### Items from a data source
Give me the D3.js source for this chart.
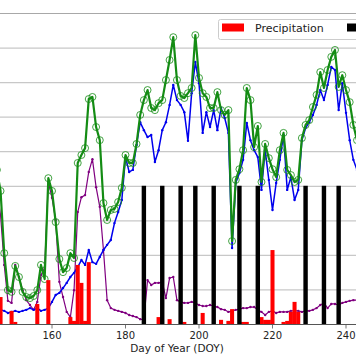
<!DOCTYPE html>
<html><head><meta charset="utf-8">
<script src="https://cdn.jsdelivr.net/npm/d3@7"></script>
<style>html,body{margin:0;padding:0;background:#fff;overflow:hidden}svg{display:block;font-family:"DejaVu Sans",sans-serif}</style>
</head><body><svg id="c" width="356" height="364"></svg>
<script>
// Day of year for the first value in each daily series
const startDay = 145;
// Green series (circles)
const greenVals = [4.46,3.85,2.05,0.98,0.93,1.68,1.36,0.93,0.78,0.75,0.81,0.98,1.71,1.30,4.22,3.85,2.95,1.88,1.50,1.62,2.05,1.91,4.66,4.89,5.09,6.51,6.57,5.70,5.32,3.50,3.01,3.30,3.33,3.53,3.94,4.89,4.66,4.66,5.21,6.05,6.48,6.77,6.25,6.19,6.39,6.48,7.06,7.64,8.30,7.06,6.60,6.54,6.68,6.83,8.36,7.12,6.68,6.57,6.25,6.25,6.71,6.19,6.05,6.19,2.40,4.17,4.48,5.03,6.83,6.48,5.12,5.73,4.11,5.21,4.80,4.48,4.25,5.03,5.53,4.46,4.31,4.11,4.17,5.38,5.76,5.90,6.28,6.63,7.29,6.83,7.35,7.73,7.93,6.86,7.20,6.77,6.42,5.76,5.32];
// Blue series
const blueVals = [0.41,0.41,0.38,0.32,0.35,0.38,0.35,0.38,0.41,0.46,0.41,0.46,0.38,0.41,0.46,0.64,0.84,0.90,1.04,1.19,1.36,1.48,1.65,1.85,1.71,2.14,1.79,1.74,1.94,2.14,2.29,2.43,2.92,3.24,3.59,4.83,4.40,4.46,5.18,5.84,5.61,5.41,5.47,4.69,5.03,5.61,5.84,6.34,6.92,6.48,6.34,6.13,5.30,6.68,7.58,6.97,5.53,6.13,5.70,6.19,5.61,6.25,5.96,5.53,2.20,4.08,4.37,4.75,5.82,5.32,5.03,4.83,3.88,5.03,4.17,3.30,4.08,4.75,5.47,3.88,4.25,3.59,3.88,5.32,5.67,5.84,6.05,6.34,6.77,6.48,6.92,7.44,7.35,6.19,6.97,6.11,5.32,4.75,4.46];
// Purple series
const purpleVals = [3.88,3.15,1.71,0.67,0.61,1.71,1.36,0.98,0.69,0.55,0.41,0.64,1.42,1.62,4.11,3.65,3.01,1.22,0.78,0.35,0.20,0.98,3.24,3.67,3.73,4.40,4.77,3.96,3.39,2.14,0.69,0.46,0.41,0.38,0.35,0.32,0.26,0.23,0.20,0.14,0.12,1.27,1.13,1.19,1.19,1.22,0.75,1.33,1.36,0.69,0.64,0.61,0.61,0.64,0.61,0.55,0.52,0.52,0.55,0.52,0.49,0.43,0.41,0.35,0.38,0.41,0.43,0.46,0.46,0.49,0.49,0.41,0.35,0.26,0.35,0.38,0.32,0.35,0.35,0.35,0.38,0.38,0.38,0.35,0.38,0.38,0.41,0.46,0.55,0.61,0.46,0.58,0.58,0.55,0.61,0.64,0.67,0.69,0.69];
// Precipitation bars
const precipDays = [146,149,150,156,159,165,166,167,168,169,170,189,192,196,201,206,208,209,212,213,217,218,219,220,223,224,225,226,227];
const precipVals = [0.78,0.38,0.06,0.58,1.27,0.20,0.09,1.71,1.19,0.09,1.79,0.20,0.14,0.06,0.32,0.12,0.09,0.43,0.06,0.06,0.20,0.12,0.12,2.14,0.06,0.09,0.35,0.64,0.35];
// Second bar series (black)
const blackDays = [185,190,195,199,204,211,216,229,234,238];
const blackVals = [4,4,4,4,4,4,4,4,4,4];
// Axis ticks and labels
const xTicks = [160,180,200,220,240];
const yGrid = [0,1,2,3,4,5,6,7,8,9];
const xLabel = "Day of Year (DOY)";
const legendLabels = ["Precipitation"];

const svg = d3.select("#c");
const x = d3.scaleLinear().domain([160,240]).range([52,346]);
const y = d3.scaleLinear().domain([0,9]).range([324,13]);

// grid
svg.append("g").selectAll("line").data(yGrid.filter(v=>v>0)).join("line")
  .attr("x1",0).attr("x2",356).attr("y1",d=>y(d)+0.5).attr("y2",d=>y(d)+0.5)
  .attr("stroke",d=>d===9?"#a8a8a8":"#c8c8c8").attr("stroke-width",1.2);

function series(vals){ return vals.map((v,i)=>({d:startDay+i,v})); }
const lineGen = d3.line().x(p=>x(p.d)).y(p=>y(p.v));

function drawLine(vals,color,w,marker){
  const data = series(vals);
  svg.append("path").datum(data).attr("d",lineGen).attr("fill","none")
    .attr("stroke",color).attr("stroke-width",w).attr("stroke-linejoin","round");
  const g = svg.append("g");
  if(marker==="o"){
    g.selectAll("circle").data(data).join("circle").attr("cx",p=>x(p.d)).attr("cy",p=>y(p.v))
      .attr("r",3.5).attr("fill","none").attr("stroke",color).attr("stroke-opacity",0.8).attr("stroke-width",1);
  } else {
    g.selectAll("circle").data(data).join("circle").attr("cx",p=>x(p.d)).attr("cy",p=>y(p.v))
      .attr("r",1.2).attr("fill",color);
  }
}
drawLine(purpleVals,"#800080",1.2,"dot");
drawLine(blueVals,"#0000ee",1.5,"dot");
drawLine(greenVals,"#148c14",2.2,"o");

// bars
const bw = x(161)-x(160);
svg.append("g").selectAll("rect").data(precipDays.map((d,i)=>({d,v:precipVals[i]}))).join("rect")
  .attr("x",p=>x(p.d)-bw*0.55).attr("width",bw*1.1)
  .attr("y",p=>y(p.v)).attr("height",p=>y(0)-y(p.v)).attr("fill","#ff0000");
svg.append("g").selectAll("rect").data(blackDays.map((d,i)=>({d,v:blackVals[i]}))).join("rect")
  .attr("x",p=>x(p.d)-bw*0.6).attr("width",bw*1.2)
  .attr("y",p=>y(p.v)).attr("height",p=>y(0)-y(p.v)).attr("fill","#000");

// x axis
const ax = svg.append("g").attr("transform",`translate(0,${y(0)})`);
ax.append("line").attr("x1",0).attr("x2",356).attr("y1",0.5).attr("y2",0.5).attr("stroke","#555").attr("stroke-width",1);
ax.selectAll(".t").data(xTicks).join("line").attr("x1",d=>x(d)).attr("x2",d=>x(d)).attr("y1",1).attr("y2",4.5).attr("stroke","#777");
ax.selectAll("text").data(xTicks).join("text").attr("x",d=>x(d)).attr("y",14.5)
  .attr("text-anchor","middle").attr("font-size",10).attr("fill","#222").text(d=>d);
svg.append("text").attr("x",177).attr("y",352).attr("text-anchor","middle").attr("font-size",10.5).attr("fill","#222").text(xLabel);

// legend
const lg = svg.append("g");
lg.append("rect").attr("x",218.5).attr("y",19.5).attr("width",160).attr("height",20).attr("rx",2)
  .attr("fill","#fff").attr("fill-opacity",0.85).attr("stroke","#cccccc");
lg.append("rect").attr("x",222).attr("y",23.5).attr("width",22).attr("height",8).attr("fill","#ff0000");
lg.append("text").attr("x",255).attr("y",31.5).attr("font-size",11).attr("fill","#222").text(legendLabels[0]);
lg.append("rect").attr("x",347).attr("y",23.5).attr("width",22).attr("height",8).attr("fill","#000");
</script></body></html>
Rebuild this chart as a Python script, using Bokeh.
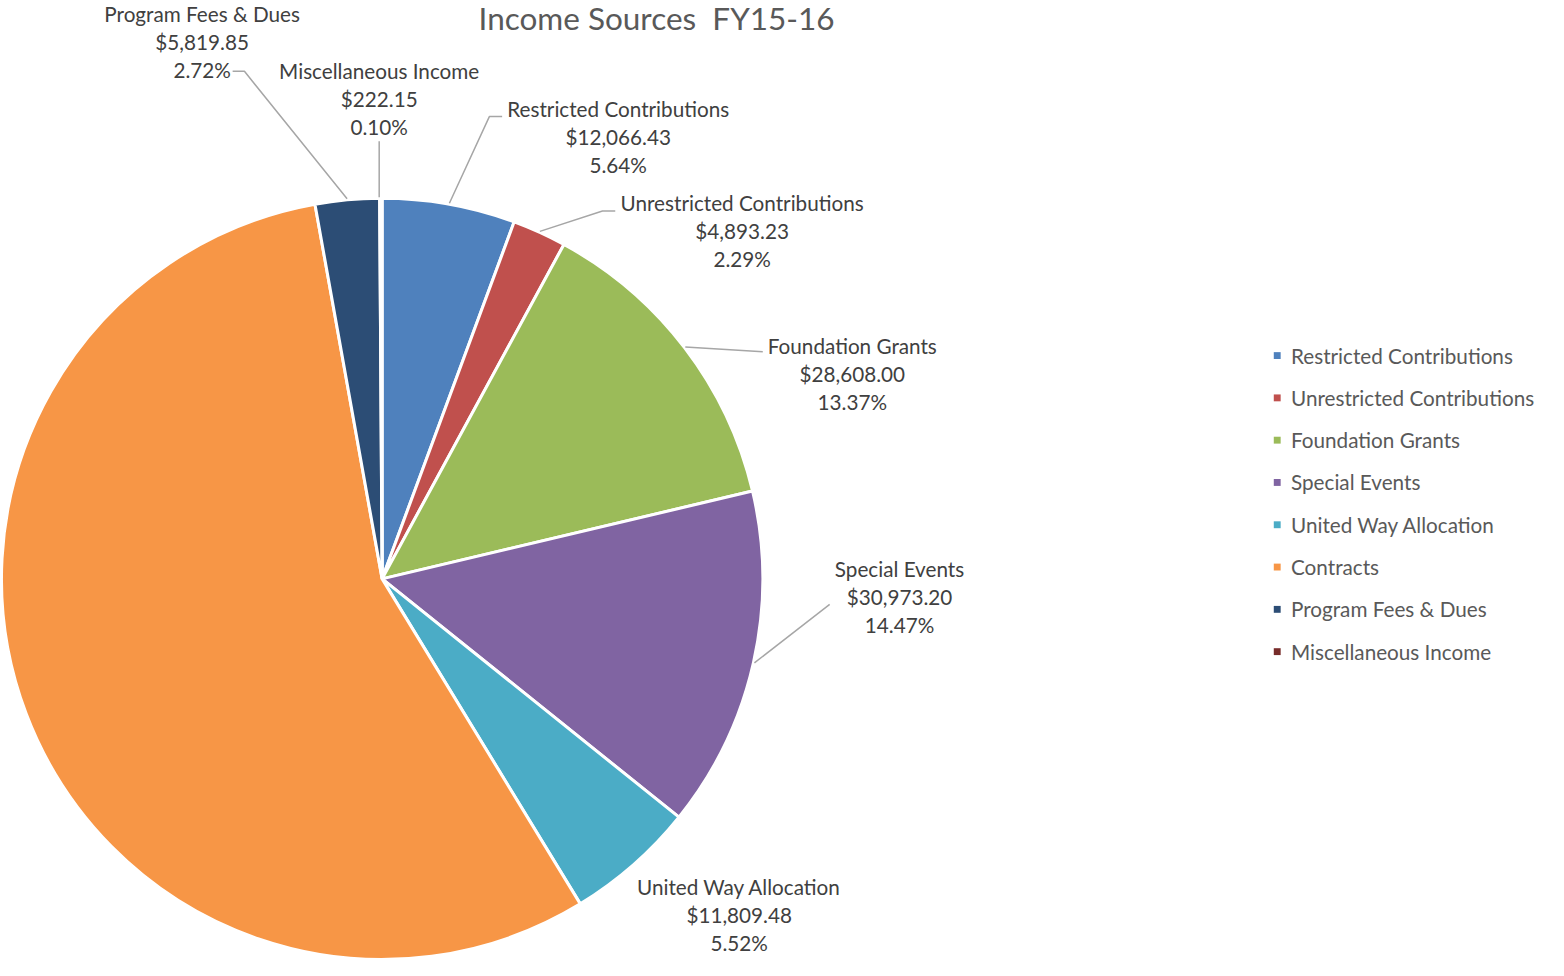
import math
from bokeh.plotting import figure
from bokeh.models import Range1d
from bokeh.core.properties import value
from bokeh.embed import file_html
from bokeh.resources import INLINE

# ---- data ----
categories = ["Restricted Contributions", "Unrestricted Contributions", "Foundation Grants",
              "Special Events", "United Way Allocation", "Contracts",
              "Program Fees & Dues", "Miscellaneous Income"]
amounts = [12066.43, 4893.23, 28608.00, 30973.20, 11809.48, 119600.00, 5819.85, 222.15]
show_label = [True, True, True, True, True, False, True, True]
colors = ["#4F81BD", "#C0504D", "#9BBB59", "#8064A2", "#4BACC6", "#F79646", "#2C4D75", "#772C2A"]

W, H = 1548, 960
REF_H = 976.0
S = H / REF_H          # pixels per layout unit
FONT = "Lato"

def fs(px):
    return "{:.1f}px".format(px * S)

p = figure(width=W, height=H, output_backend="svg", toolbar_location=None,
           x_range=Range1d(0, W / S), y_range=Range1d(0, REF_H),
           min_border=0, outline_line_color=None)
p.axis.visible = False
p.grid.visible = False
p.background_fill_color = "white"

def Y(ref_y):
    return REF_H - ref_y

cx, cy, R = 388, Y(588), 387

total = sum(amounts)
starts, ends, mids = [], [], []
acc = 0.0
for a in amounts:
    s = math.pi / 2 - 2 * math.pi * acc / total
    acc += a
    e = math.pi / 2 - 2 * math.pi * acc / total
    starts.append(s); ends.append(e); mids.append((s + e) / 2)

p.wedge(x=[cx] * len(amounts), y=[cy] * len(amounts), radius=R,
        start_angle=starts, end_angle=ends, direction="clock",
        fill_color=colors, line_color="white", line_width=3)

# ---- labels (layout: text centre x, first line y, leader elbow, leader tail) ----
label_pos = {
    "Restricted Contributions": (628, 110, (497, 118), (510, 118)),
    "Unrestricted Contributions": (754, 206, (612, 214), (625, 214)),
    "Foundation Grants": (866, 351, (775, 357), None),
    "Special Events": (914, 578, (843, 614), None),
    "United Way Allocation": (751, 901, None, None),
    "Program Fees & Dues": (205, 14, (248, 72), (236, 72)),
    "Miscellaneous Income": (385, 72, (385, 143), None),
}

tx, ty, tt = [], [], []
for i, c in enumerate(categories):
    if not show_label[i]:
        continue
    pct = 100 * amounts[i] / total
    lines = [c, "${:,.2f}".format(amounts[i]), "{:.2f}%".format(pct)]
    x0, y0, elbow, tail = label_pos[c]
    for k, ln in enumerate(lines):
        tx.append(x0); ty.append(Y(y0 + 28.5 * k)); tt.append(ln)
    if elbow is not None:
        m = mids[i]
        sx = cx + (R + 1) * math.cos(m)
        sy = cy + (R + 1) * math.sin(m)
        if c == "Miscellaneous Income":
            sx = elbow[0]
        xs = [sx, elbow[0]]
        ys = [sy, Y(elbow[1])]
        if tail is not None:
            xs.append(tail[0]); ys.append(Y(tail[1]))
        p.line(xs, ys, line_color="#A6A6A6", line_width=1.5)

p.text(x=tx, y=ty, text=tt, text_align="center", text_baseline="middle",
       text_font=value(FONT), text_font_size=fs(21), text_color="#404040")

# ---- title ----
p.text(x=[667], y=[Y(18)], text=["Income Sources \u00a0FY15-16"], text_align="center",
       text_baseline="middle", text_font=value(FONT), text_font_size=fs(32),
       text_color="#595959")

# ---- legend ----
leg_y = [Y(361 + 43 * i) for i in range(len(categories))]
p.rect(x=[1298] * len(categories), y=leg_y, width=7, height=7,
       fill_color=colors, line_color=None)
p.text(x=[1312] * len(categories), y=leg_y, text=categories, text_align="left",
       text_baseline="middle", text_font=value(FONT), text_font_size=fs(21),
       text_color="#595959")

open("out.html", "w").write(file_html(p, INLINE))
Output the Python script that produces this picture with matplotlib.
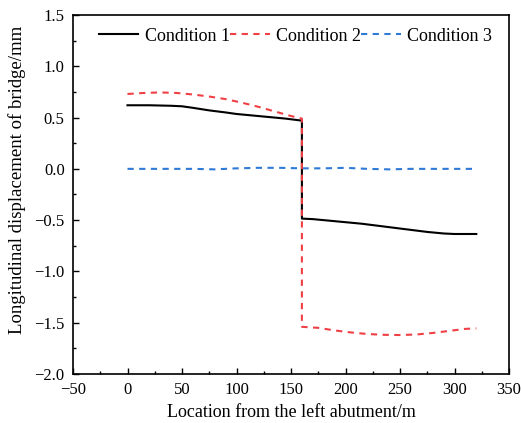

### Aim of the task
Pick out the part that begins with the line containing "Rebuild this chart" and finishes with the line containing "cx, cy, R = 388, Y(588), 387", both included. Restate it exactly, without images.

### Reply to the task
Rebuild this chart as a Python script, using Bokeh.
import math
from bokeh.plotting import figure
from bokeh.models import Range1d
from bokeh.core.properties import value
from bokeh.embed import file_html
from bokeh.resources import INLINE

# ---- data ----
categories = ["Restricted Contributions", "Unrestricted Contributions", "Foundation Grants",
              "Special Events", "United Way Allocation", "Contracts",
              "Program Fees & Dues", "Miscellaneous Income"]
amounts = [12066.43, 4893.23, 28608.00, 30973.20, 11809.48, 119600.00, 5819.85, 222.15]
show_label = [True, True, True, True, True, False, True, True]
colors = ["#4F81BD", "#C0504D", "#9BBB59", "#8064A2", "#4BACC6", "#F79646", "#2C4D75", "#772C2A"]

W, H = 1548, 960
REF_H = 976.0
S = H / REF_H          # pixels per layout unit
FONT = "Lato"

def fs(px):
    return "{:.1f}px".format(px * S)

p = figure(width=W, height=H, output_backend="svg", toolbar_location=None,
           x_range=Range1d(0, W / S), y_range=Range1d(0, REF_H),
           min_border=0, outline_line_color=None)
p.axis.visible = False
p.grid.visible = False
p.background_fill_color = "white"

def Y(ref_y):
    return REF_H - ref_y

cx, cy, R = 388, Y(588), 387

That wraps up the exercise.